Thanks, but I would never use WD-40 to clean. Preserve - yes. Clean, no. The reason is that oils deliberately leave a residue (that is what they are designed to do) and when I am cleaning I am not looking to do that.
I appreciate your advice and acknowledge you have had good results with WD-40 as a preservative - so do I - but for cleaning track I will continue to use:
a) alcohol with the least amount of water in it possible (usually 91-95% is the best I can find), as my Dad taught me was best in 1954. I still have a small loop of Marx track from the mid 1930s that looks nearly new - been cleaned with that for what? Eight years . . never been cleaned with anything else.
b) Goo-Gone as Mike Reagan recommends. I don't know its chemistry but Mike Reagan and Jon Z are, in my mind, the most credible sources of information in the toy train industry and when either says anything about toy trains I pay attention.
My comment was partly made in humor but had a point. The one bit of advice I have ever taken from this forum on track cleaning cost me a couple of grand in replaced track, five weeks of hard work, and eternal ribbing as the posert boy for track corrosion from cleaners. I think track cleaning is rocket science to a certain degree, but regardless, as this thread evolved (or devolved) into discussions of chemical compounds and such it certainly got into a lot of chemistry.
There is a big difference between information (there is a lot on this thread, much of it interesting) and knowledge - and without offense to anyone here, the most (and only) valuable to me being Mike's comments about Goo Gone.
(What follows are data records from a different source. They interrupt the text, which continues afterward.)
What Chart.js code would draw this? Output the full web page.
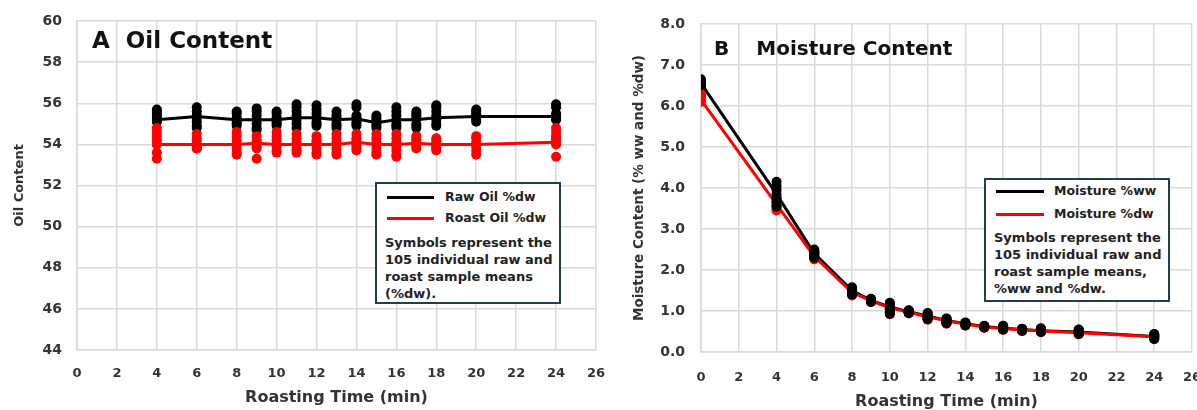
<!DOCTYPE html>
<html>
<head>
<meta charset="utf-8">
<script src="https://cdn.jsdelivr.net/npm/chart.js@4/dist/chart.umd.min.js"></script>
<style>
    body { margin: 0; background: #fff; width: 1197px; height: 410px; overflow: hidden; position: relative; font-family: 'DejaVu Sans', sans-serif; }
    .wrap { position: absolute; top: 0; width: 620px; height: 410px; }
    #wrapA { left: 0; }
    #wrapB { left: 600px; }
    .panel-title { position: absolute; font-weight: bold; color: #111; line-height: 1; white-space: nowrap; }
    .legend { position: absolute; box-sizing: border-box; background: #fff; border: 2px solid #243e4e; color: #222; }
    .legend .swatch { position: absolute; height: 3px; }
    .legend .label { position: absolute; font-size: 12.5px; font-weight: bold; line-height: 18px; white-space: nowrap; }
    .legend .note { position: absolute; font-size: 13px; font-weight: bold; line-height: 17px; white-space: nowrap; }
</style>
</head>
<body>
<div class="wrap" id="wrapA"><canvas id="oilChart" width="620" height="410"></canvas></div>
<div class="wrap" id="wrapB"><canvas id="moistureChart" width="620" height="410"></canvas></div>

<div class="panel-title" style="left:92px; top:29px; font-size:23px;">A<span style="margin-left:16px">Oil Content</span></div>
<div class="panel-title" style="left:714px; top:38px; font-size:20px;">B<span style="margin-left:27px">Moisture Content</span></div>

<div class="legend" id="legendA" style="left:375px; top:182px; width:186px; height:122px;"></div>
<div class="legend" id="legendB" style="left:984px; top:178px; width:186px; height:124px;"></div>

<script>
// Panel A - oil content, 7 samples per roasting time
const oilTimes = [4, 6, 8, 9, 10, 11, 12, 13, 14, 15, 16, 17, 18, 20, 24];
const rawOilMean = [55.2, 55.35, 55.2, 55.2, 55.2, 55.3, 55.3, 55.2, 55.25, 55.05, 55.2, 55.2, 55.3, 55.35, 55.35];
const roastOilMean = [54.0, 54.0, 54.0, 54.05, 54.0, 54.0, 54.0, 54.0, 54.1, 54.0, 54.0, 54.05, 54.0, 54.0, 54.1];
const rawOilSamples = [
    [55.7, 55.6, 55.5, 55.4, 55.3, 55.2, 55.1],
    [55.8, 55.6, 55.4, 55.3, 55.1, 54.9, 54.8],
    [55.6, 55.5, 55.3, 55.2, 55.1, 55.0, 54.9],
    [55.75, 55.6, 55.4, 55.2, 55.0, 54.8, 54.7],
    [55.6, 55.5, 55.3, 55.2, 55.1, 55.0, 54.9],
    [55.95, 55.8, 55.6, 55.4, 55.2, 55.0, 54.8],
    [55.9, 55.7, 55.5, 55.3, 55.1, 55.0, 54.9],
    [55.6, 55.4, 55.3, 55.2, 55.0, 54.9, 54.8],
    [55.95, 55.8, 55.4, 55.3, 55.1, 55.0, 54.9],
    [55.4, 55.3, 55.2, 55.1, 55.0, 54.9, 54.8],
    [55.8, 55.6, 55.4, 55.2, 55.0, 54.9, 54.8],
    [55.6, 55.5, 55.4, 55.3, 55.0, 54.9, 54.8],
    [55.9, 55.8, 55.6, 55.4, 55.2, 55.0, 54.9],
    [55.7, 55.6, 55.5, 55.4, 55.3, 55.2, 55.1],
    [55.95, 55.8, 55.5, 55.4, 55.3, 55.25, 55.2]
];
const roastOilSamples = [
    [54.8, 54.6, 54.4, 54.2, 54.0, 53.6, 53.3],
    [54.5, 54.3, 54.2, 54.0, 53.9, 53.8, 53.8],
    [54.6, 54.4, 54.2, 54.0, 53.8, 53.6, 53.5],
    [54.4, 54.2, 54.1, 54.0, 53.9, 53.8, 53.3],
    [54.6, 54.4, 54.2, 54.0, 53.9, 53.7, 53.6],
    [54.5, 54.3, 54.1, 54.0, 53.8, 53.7, 53.6],
    [54.4, 54.2, 54.1, 54.0, 53.8, 53.6, 53.5],
    [54.5, 54.3, 54.1, 54.0, 53.8, 53.6, 53.5],
    [54.5, 54.3, 54.2, 54.0, 53.9, 53.8, 53.7],
    [54.5, 54.3, 54.1, 54.0, 53.8, 53.6, 53.5],
    [54.5, 54.3, 54.1, 53.9, 53.7, 53.5, 53.4],
    [54.4, 54.3, 54.2, 54.1, 54.0, 53.9, 53.8],
    [54.3, 54.2, 54.1, 54.0, 53.9, 53.8, 53.7],
    [54.4, 54.3, 54.1, 54.0, 53.9, 53.7, 53.5],
    [54.8, 54.6, 54.4, 54.3, 54.2, 54.0, 53.4]
];

// Panel B - moisture content
const moistTimes = [0, 4, 6, 8, 9, 10, 11, 12, 13, 14, 15, 16, 17, 18, 20, 24];
const moistWwMean = [6.55, 3.85, 2.4, 1.5, 1.26, 1.1, 0.98, 0.88, 0.77, 0.69, 0.62, 0.58, 0.55, 0.52, 0.49, 0.38];
const moistDwMean = [6.15, 3.6, 2.33, 1.45, 1.25, 1.08, 0.97, 0.86, 0.76, 0.68, 0.61, 0.57, 0.54, 0.51, 0.47, 0.37];
const moistWwSamples = [
    [6.65, 6.62, 6.6, 6.57, 6.55, 6.52, 6.5],
    [4.15, 4.05, 3.95, 3.85, 3.75, 3.65, 3.55],
    [2.5, 2.47, 2.43, 2.4, 2.37, 2.33, 2.3],
    [1.58, 1.55, 1.52, 1.5, 1.47, 1.44, 1.4],
    [1.3, 1.28, 1.27, 1.25, 1.24, 1.23, 1.22],
    [1.2, 1.15, 1.1, 1.05, 1.0, 0.97, 0.93],
    [1.02, 1.0, 0.99, 0.98, 0.97, 0.96, 0.95],
    [0.95, 0.92, 0.89, 0.86, 0.84, 0.82, 0.8],
    [0.82, 0.8, 0.78, 0.76, 0.74, 0.72, 0.7],
    [0.72, 0.71, 0.69, 0.68, 0.67, 0.66, 0.65],
    [0.64, 0.63, 0.63, 0.62, 0.61, 0.61, 0.6],
    [0.64, 0.62, 0.6, 0.58, 0.57, 0.56, 0.55],
    [0.57, 0.56, 0.55, 0.55, 0.54, 0.53, 0.52],
    [0.58, 0.56, 0.54, 0.52, 0.51, 0.5, 0.49],
    [0.55, 0.53, 0.51, 0.49, 0.47, 0.45, 0.44],
    [0.44, 0.42, 0.4, 0.38, 0.36, 0.34, 0.32]
];
const moistDwSamples = [
    [6.28, 6.25, 6.22, 6.2, 6.17, 6.14, 6.1],
    [3.75, 3.7, 3.65, 3.6, 3.55, 3.5, 3.45],
    [2.45, 2.42, 2.38, 2.35, 2.32, 2.29, 2.26],
    [1.55, 1.52, 1.49, 1.46, 1.43, 1.41, 1.38],
    [1.28, 1.27, 1.26, 1.25, 1.24, 1.23, 1.22],
    [1.18, 1.13, 1.08, 1.04, 1.0, 0.96, 0.92],
    [1.01, 0.99, 0.98, 0.97, 0.96, 0.95, 0.94],
    [0.94, 0.91, 0.88, 0.86, 0.83, 0.81, 0.79],
    [0.81, 0.79, 0.77, 0.75, 0.73, 0.71, 0.69],
    [0.71, 0.7, 0.69, 0.68, 0.67, 0.66, 0.64],
    [0.63, 0.62, 0.62, 0.61, 0.6, 0.6, 0.59],
    [0.63, 0.61, 0.59, 0.57, 0.56, 0.55, 0.54],
    [0.56, 0.55, 0.54, 0.54, 0.53, 0.52, 0.51],
    [0.57, 0.55, 0.53, 0.51, 0.5, 0.49, 0.48],
    [0.54, 0.52, 0.5, 0.48, 0.46, 0.44, 0.43],
    [0.43, 0.41, 0.39, 0.37, 0.35, 0.33, 0.31]
];

const oilLabels = ['Raw Oil %dw', 'Roast Oil %dw'];
const moistLabels = ['Moisture %ww', 'Moisture %dw'];
const oilNote = ['Symbols represent the', '105 individual raw and', 'roast sample means', '(%dw).'];
const moistNote = ['Symbols represent the', '105 individual raw and', 'roast sample means,', '%ww and %dw.'];

const BLACK = '#000000';
const RED = '#ff0000';
const GRID = '#d9d9d9';
const TEXT = '#333333';

const toPoints = (times, samples) => times.flatMap((t, i) => samples[i].map(v => ({ x: t, y: v })));
const toLine = (times, means) => times.map((t, i) => ({ x: t, y: means[i] }));

const dotSet = (label, data, color, order) => ({
    label, data, order,
    backgroundColor: color,
    borderWidth: 0,
    pointRadius: 5,
    showLine: false
});
const lineSet = (label, data, color, order) => ({
    label, data, order,
    borderColor: color,
    backgroundColor: color,
    borderWidth: 3,
    pointRadius: 0,
    showLine: true,
    tension: 0
});

// build options for one panel, pinning the plot area in place
const panelOptions = (geo, yMin, yMax, yStep, yTitle, yFmt) => ({
    responsive: false,
    animation: false,
    layout: { padding: { top: geo.top, right: geo.right, bottom: 0, left: 0 } },
    plugins: { legend: { display: false }, tooltip: { enabled: false } },
    scales: {
        x: {
            type: 'linear', min: 0, max: 26,
            grid: { color: GRID, lineWidth: 1.5, drawTicks: false },
            border: { color: GRID, width: 1.5 },
            ticks: { stepSize: 2, padding: geo.xPad, color: TEXT, font: { family: 'DejaVu Sans', size: 13, weight: 'bold' } },
            title: { display: true, text: 'Roasting Time (min)', color: TEXT, padding: { top: 0, bottom: geo.xTitlePad },
                     font: { family: 'DejaVu Sans', size: 16, weight: 'bold', lineHeight: 1 } },
            afterFit: (s) => { s.height = geo.xHeight; s.paddingLeft = 0; s.paddingRight = 0; }
        },
        y: {
            min: yMin, max: yMax,
            grid: { color: GRID, lineWidth: 1.5, drawTicks: false },
            border: { color: GRID, width: 1.5 },
            ticks: { stepSize: yStep, padding: geo.yPad, color: TEXT, callback: yFmt,
                     font: { family: 'DejaVu Sans', size: 14, weight: 'bold' } },
            title: { display: true, text: yTitle, color: TEXT, padding: { top: geo.yTitlePad, bottom: 0 },
                     font: { family: 'DejaVu Sans', size: geo.yTitleSize, weight: 'bold', lineHeight: 1 } },
            afterFit: (s) => { s.width = geo.yWidth; s.paddingTop = 0; s.paddingBottom = 0; }
        }
    }
});

new Chart(document.getElementById('oilChart'), {
    type: 'scatter',
    data: {
        datasets: [
            lineSet(oilLabels[1], toLine(oilTimes, roastOilMean), RED, 0),
            lineSet(oilLabels[0], toLine(oilTimes, rawOilMean), BLACK, 1),
            dotSet('roast samples', toPoints(oilTimes, roastOilSamples), RED, 2),
            dotSet('raw samples', toPoints(oilTimes, rawOilSamples), BLACK, 3)
        ]
    },
    options: panelOptions(
        { top: 21, right: 24, xHeight: 60, yWidth: 77, xPad: 16, yPad: 15, xTitlePad: 4, yTitlePad: 13, yTitleSize: 13 },
        44, 60, 2, 'Oil Content', (v) => v)
});

new Chart(document.getElementById('moistureChart'), {
    type: 'scatter',
    data: {
        datasets: [
            dotSet('ww samples', toPoints(moistTimes, moistWwSamples), BLACK, 0),
            dotSet('dw samples', toPoints(moistTimes, moistDwSamples), RED, 1),
            lineSet(moistLabels[1], toLine(moistTimes, moistDwMean), RED, 2),
            lineSet(moistLabels[0], toLine(moistTimes, moistWwMean), BLACK, 3)
        ]
    },
    options: panelOptions(
        { top: 24, right: 28, xHeight: 58, yWidth: 101, xPad: 18, yPad: 16, xTitlePad: 0, yTitlePad: 33, yTitleSize: 13.5 },
        0, 8, 1, 'Moisture Content (% ww and %dw)', (v) => v.toFixed(1))
});

// legend boxes as html
const buildLegend = (el, labels, note, layout) => {
    const colors = [BLACK, RED];
    labels.forEach((text, i) => {
        const sw = document.createElement('div');
        sw.className = 'swatch';
        sw.style.left = layout.swLeft + 'px';
        sw.style.width = layout.swWidth + 'px';
        sw.style.top = (layout.rows[i] - 1.5) + 'px';
        sw.style.background = colors[i];
        el.appendChild(sw);
        const lb = document.createElement('div');
        lb.className = 'label';
        lb.style.left = layout.textLeft + 'px';
        lb.style.top = (layout.rows[i] - 9) + 'px';
        lb.textContent = text;
        el.appendChild(lb);
    });
    const nt = document.createElement('div');
    nt.className = 'note';
    nt.style.left = layout.noteLeft + 'px';
    nt.style.top = (layout.noteTop - 8.5) + 'px';
    nt.innerHTML = note.join('<br>');
    el.appendChild(nt);
};

buildLegend(document.getElementById('legendA'), oilLabels, oilNote,
    { swLeft: 10, swWidth: 47, textLeft: 68, rows: [13, 34], noteLeft: 8, noteTop: 58 });
buildLegend(document.getElementById('legendB'), moistLabels, moistNote,
    { swLeft: 10, swWidth: 48, textLeft: 68, rows: [11, 34], noteLeft: 8, noteTop: 57 });
</script>
</body>
</html>
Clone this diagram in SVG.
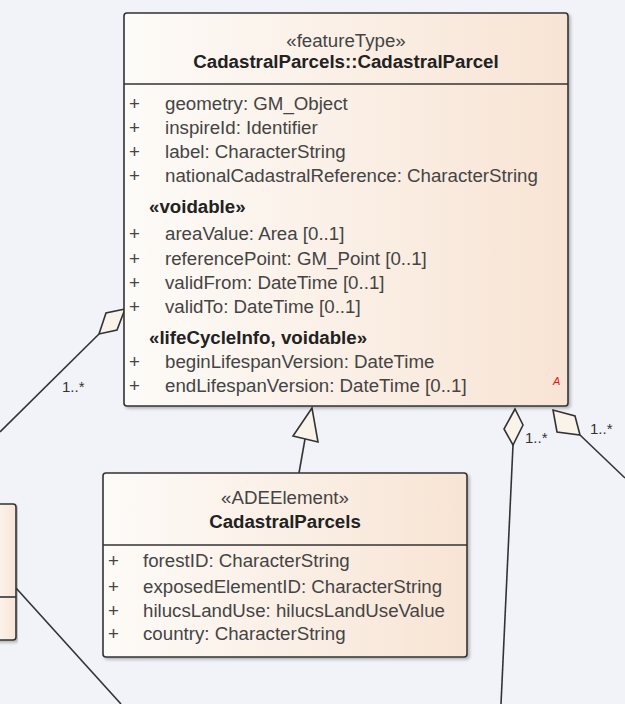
<svg xmlns="http://www.w3.org/2000/svg" width="625" height="704" viewBox="0 0 625 704">
<defs>
<linearGradient id="fill" x1="0" y1="0" x2="1" y2="0">
<stop offset="0" stop-color="#fdfbf8"/>
<stop offset="1" stop-color="#f8e4d4"/>
</linearGradient>
<filter id="sh" x="-5%" y="-5%" width="110%" height="110%">
<feDropShadow dx="2" dy="2" stdDeviation="1.5" flood-color="#000" flood-opacity="0.25"/>
</filter>
<style>
text{font-family:"Liberation Sans",Arial,sans-serif;font-size:18.7px;fill:#444}
.b{font-weight:bold;fill:#222}
.c{text-anchor:middle}
.box{fill:url(#fill);stroke:#333;stroke-width:1.6;filter:url(#sh)}
.sep{stroke:#333;stroke-width:1.6}
.ln{fill:none;stroke:#333;stroke-width:1.6}
.dm{fill:#faf3ea;stroke:#333;stroke-width:1.6;stroke-linejoin:miter}
.ml{font-size:15px;fill:#333}
</style>
</defs>
<rect width="625" height="704" fill="#f1f3f8"/>

<g id="connectors">
<!-- left aggregation -->
<line class="ln" x1="99" y1="334" x2="0" y2="432"/>
<polygon class="dm" points="125,309 106,313 99,334 117,330"/>
<text class="ml" x="62" y="392">1..*</text>
<!-- left box line -->
<line class="ln" x1="16" y1="588" x2="121" y2="704"/>
<!-- generalization -->
<line class="ln" x1="305" y1="439" x2="299" y2="473"/>
<polygon class="dm" points="312,408 293,436 318,442"/>
<!-- right aggregation 1 -->
<line class="ln" x1="513" y1="445" x2="501" y2="704"/>
<polygon class="dm" points="515,409 504,429 513,445 523,425"/>
<text class="ml" x="525" y="443">1..*</text>
<!-- right aggregation 2 -->
<line class="ln" x1="580" y1="435" x2="625" y2="478"/>
<polygon class="dm" points="553,410 557,432 580,435 575,416"/>
<text class="ml" x="590" y="434">1..*</text>
</g>

<g id="leftPartial">
<rect class="box" x="-10" y="504" width="26" height="136" rx="3"/>
<line class="sep" x1="0" y1="597" x2="16" y2="597"/>
</g>

<g id="CadastralParcel">
<rect class="box" x="124" y="13" width="444" height="393" rx="3"/>
<line class="sep" x1="124" y1="84" x2="568" y2="84"/>
<text class="c" x="346" y="47">«featureType»</text>
<text class="c b" x="346" y="68">CadastralParcels::CadastralParcel</text>
<text x="129" y="110">+</text><text x="165" y="110">geometry: GM_Object</text>
<text x="129" y="134">+</text><text x="165" y="134">inspireId: Identifier</text>
<text x="129" y="158">+</text><text x="165" y="158">label: CharacterString</text>
<text x="129" y="182">+</text><text x="165" y="182">nationalCadastralReference: CharacterString</text>
<text class="b" x="149" y="213">«voidable»</text>
<text x="129" y="240">+</text><text x="165" y="240">areaValue: Area [0..1]</text>
<text x="129" y="265">+</text><text x="165" y="265">referencePoint: GM_Point [0..1]</text>
<text x="129" y="289">+</text><text x="165" y="289">validFrom: DateTime [0..1]</text>
<text x="129" y="313">+</text><text x="165" y="313">validTo: DateTime [0..1]</text>
<text class="b" x="149" y="344">«lifeCycleInfo, voidable»</text>
<text x="129" y="368">+</text><text x="165" y="368">beginLifespanVersion: DateTime</text>
<text x="129" y="392">+</text><text x="165" y="392">endLifespanVersion: DateTime [0..1]</text>
<text x="553" y="385" style="font-size:11px;font-style:italic;fill:#e02020">A</text>
</g>

<g id="ADECadastralParcels">
<rect class="box" x="103" y="473" width="364" height="184" rx="3"/>
<line class="sep" x1="103" y1="545" x2="467" y2="545"/>
<text class="c" x="285" y="504">«ADEElement»</text>
<text class="c b" x="285" y="528">CadastralParcels</text>
<text x="108" y="567">+</text><text x="143" y="567">forestID: CharacterString</text>
<text x="108" y="593">+</text><text x="143" y="593">exposedElementID: CharacterString</text>
<text x="108" y="617">+</text><text x="143" y="617">hilucsLandUse: hilucsLandUseValue</text>
<text x="108" y="640">+</text><text x="143" y="640">country: CharacterString</text>
</g>
</svg>
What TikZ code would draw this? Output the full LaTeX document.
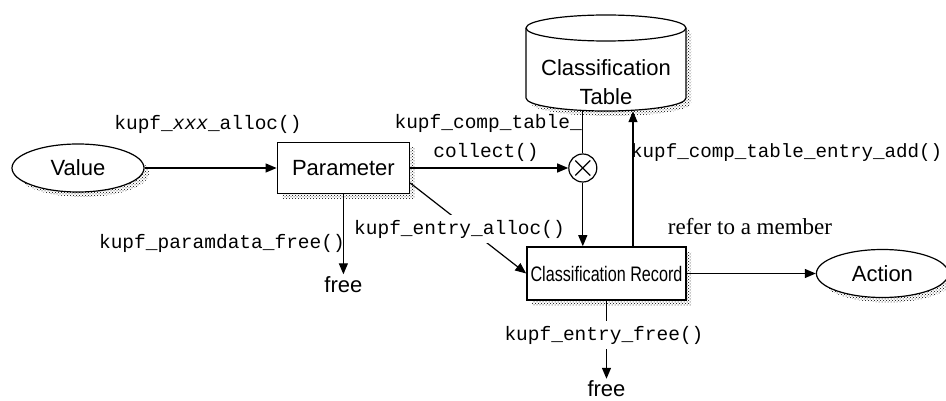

BTW - I know little about chemistry but do know about experimenting. Being gunshy about cleaners now, I soaked a five inch straight section of Atlas track in iso-alcohol for a week. I seemed none the worse. I then cleaned it daily several times with iso-alc for a week and let it air dry each time - probably cleaning it 20 times in all. Again - it seemed fine. Did the same with Goo Gone. It deteriorates (hazes) the plastic tie surfaces somewhat but seems to leave the metal alone. Did the same with Simple Green, too (would never use it, but inquiring minds . . . ). - it did not seem to attack the Atlas metal the same way it attacks the Fastrack metal but it surely made a mess of the blackening compound on the center rail. Yuck.